The people in the community at Modello had always looked down on her, in particular, because if they were bad, at least they weren't as bad as her. They saw her as broken and beyond help. And she won't accept help anyways as she's not interested in a different life. Incapable. A waste of space. She avoided the other residents and lived up to their view of her.
 
Then something interesting began to happen. The people, especially the women of the community, who were involved in Dr. Mills’ program began to see themselves differently. Then they began to see others differently. They themselves were no different than other people, even her, the worst of them all.  If they were able to change, anyone could.
 
After her children were taken away, she hit a low point.

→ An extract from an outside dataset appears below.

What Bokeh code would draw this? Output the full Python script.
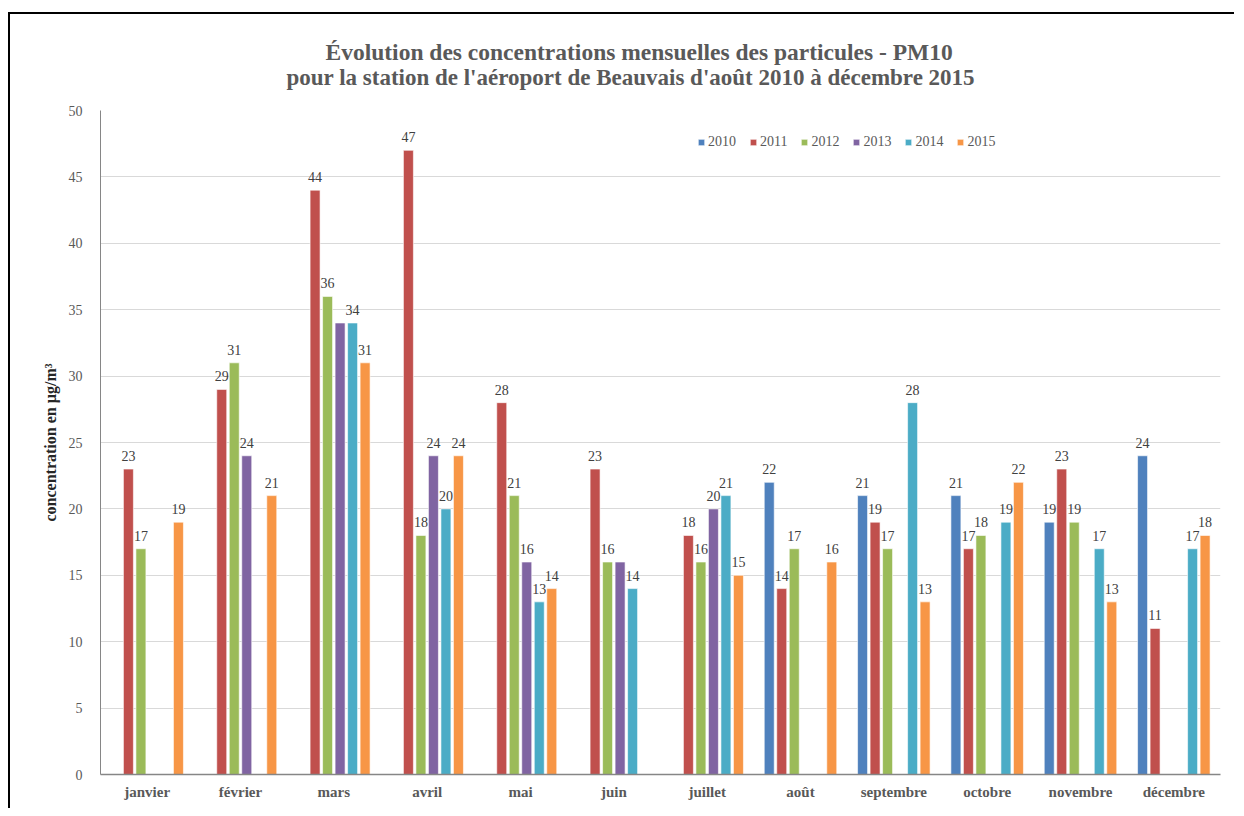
from bokeh.plotting import figure
from bokeh.models import ColumnDataSource, FactorRange, Range1d, Legend, LegendItem, Title, SingleIntervalTicker
from bokeh.transform import dodge
from bokeh.core.properties import value
from bokeh.embed import file_html
from bokeh.resources import INLINE

months = ["janvier", "février", "mars", "avril", "mai", "juin", "juillet",
          "août", "septembre", "octobre", "novembre", "décembre"]
years = ["2010", "2011", "2012", "2013", "2014", "2015"]

s2010 = [None, None, None, None, None, None, None, 22, 21, 21, 19, 24]
s2011 = [23, 29, 44, 47, 28, 23, 18, 14, 19, 17, 23, 11]
s2012 = [17, 31, 36, 18, 21, 16, 16, 17, 17, 18, 19, None]
s2013 = [None, 24, 34, 24, 16, 16, 20, None, None, None, None, None]
s2014 = [None, None, 34, 20, 13, 14, 21, None, 28, 19, 17, 17]
s2015 = [19, 21, 31, 24, 14, None, 15, 16, 13, 22, 13, 18]
series = [s2010, s2011, s2012, s2013, s2014, s2015]
colors = ["#4F81BD", "#C0504D", "#9BBB59", "#8064A2", "#4BACC6", "#F79646"]

# data labels not shown in the original (overlapping ones)
hidden_labels = [("mars", "2013"), ("juin", "2013")]

title1 = "Évolution des concentrations mensuelles des particules - PM10"
title2 = "pour la station de l'aéroport de Beauvais d'août 2010 à décembre 2015"

FONT = "Liberation Serif"
GRAY = "#595959"

p = figure(x_range=FactorRange(*months), y_range=Range1d(0, 50),
           width=1226, height=796, output_backend="svg", toolbar_location=None,
           min_border_left=90, min_border_right=16, min_border_top=96, min_border_bottom=36)
p.styles = {"border-left": "2px solid black", "border-top": "2px solid black",
            "margin-top": "12px", "margin-left": "8px"}

p.outline_line_color = None
p.xgrid.grid_line_color = None
p.ygrid.grid_line_color = "#D9D9D9"
p.ygrid.grid_line_width = 1

p.yaxis.ticker = SingleIntervalTicker(interval=5)
p.yaxis.major_tick_line_color = None
p.yaxis.minor_tick_line_color = None
p.yaxis.axis_line_color = "#868686"
p.yaxis.major_label_text_font = FONT
p.yaxis.major_label_text_font_size = "14px"
p.yaxis.major_label_text_color = GRAY
p.yaxis.major_label_standoff = 12
p.yaxis.axis_label = "concentration en µg/m³"
p.yaxis.axis_label_text_font = FONT
p.yaxis.axis_label_text_font_size = "16px"
p.yaxis.axis_label_text_font_style = "bold"
p.yaxis.axis_label_text_color = "#262626"
p.yaxis.axis_label_standoff = 7

p.xaxis.major_tick_line_color = None
p.xaxis.minor_tick_line_color = None
p.xaxis.axis_line_color = "#868686"
p.xaxis.axis_line_width = 1.5
p.xaxis.major_label_text_font = FONT
p.xaxis.major_label_text_font_size = "15px"
p.xaxis.major_label_text_font_style = "bold"
p.xaxis.major_label_text_color = GRAY
p.xaxis.major_label_standoff = 3

slot = 0.134
bw = 0.107
items = []
for i, (yr, vals, col) in enumerate(zip(years, series, colors)):
    xs = [m for m, v in zip(months, vals) if v is not None]
    ys = [v for v in vals if v is not None]
    src = ColumnDataSource(dict(x=xs, top=ys))
    off = (i - 2.5) * slot
    r = p.vbar(x=dodge("x", off, range=p.x_range), top="top", width=bw, source=src,
               fill_color=col, line_color="white", line_width=0.6)
    lx = [m for m, v in zip(xs, ys) if (m, yr) not in hidden_labels]
    ly = [v for m, v in zip(xs, ys) if (m, yr) not in hidden_labels]
    lsrc = ColumnDataSource(dict(x=lx, top=ly, lab=[str(v) for v in ly]))
    p.text(x=dodge("x", off, range=p.x_range), y="top", text="lab", source=lsrc,
           text_font=value(FONT), text_font_size="14px", text_color="#404040",
           text_align="center", text_baseline="bottom", y_offset=-8)
    items.append(LegendItem(label=yr, renderers=[r]))

legend = Legend(items=items, orientation="horizontal", location=(597, 624),
                label_text_font=FONT, label_text_font_size="14px", label_text_color=GRAY,
                glyph_width=8, glyph_height=8, label_standoff=3, spacing=13,
                border_line_color=None, background_fill_alpha=0, padding=4, margin=0)
p.add_layout(legend, "center")

# Title lines (first added sits closest to the plot)
p.add_layout(Title(text=title2, align="left", offset=186, standoff=41,
                   text_font=FONT, text_font_size="23px", text_font_style="bold",
                   text_color=GRAY), "above")
p.add_layout(Title(text=title1, align="left", offset=225, standoff=-44,
                   text_font=FONT, text_font_size="23.5px", text_font_style="bold",
                   text_color=GRAY), "above")

open("out.html", "w").write(file_html(p, INLINE))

She started to try to get her life together. Unsuccessfully at first. However, the more the people around her viewed her as being whole and inherently good, the more she began to live up to that view of herself.
 
Over time and without this lady learning any of the lessons the other residents were learning, she got off drugs, got a job, got married and got all her children back. She ended up moving out of Modello to a better more affluent area with her new husband and children.
 
Excerpt from "Modello: A Story of Hope for the Inner City and Beyond: An Inside-Out Model of Prevention and Resiliency in Action":
 
"Pam: Before this incident happened, I can only remember hearing judgments cast by the other residents. 'She's really bad!', they would say, but they didn't offer to help even the kids. Later, slowly, people would come into the office and say, 'I'm really kind of concerned. Is there something we could do for one of her daughters?' or, 'Her kid keeps coming to me every day asking for bread'. And the residents started slowly to feed the kids, asking them over to dinner. People began to speak to the lady. It then turned into, 'There's got to be something that can be done!'. There were a lot of crack kids in Modello, but everybody separated themselves from her. "Well, I will never be like that. She's too far gone. She's like dirt. I don't want anything to do with her!'. And slowly, 'Maybe she's not so different. She used to be a nice person. Isn't there something that could happen?'. And there was! That woman was not touched by these principles; she was touched by people who were touched themselves. People had a change of heart toward her, and you felt it. It touched her. And suddenly, you heard, 'Maybe I can do something.' "
 
Magic happens in first becoming grounded in yourself and your wholeness. When you view yourself as whole and with kindness, others around also have the opportunity to shift in themselves. I don't have all the reasons why this might be so. It happens time and time again.
 
You start to view yourself, others and the world around you differently, softer, with love. You become an overflowing wellspring of love and good feeling.
 
You look around and colours are brighter, tastes are tastier, sunsets more beautiful. And sure enough, other people are nicer.
 
Who changed? You? Them? Maybe it was there all along.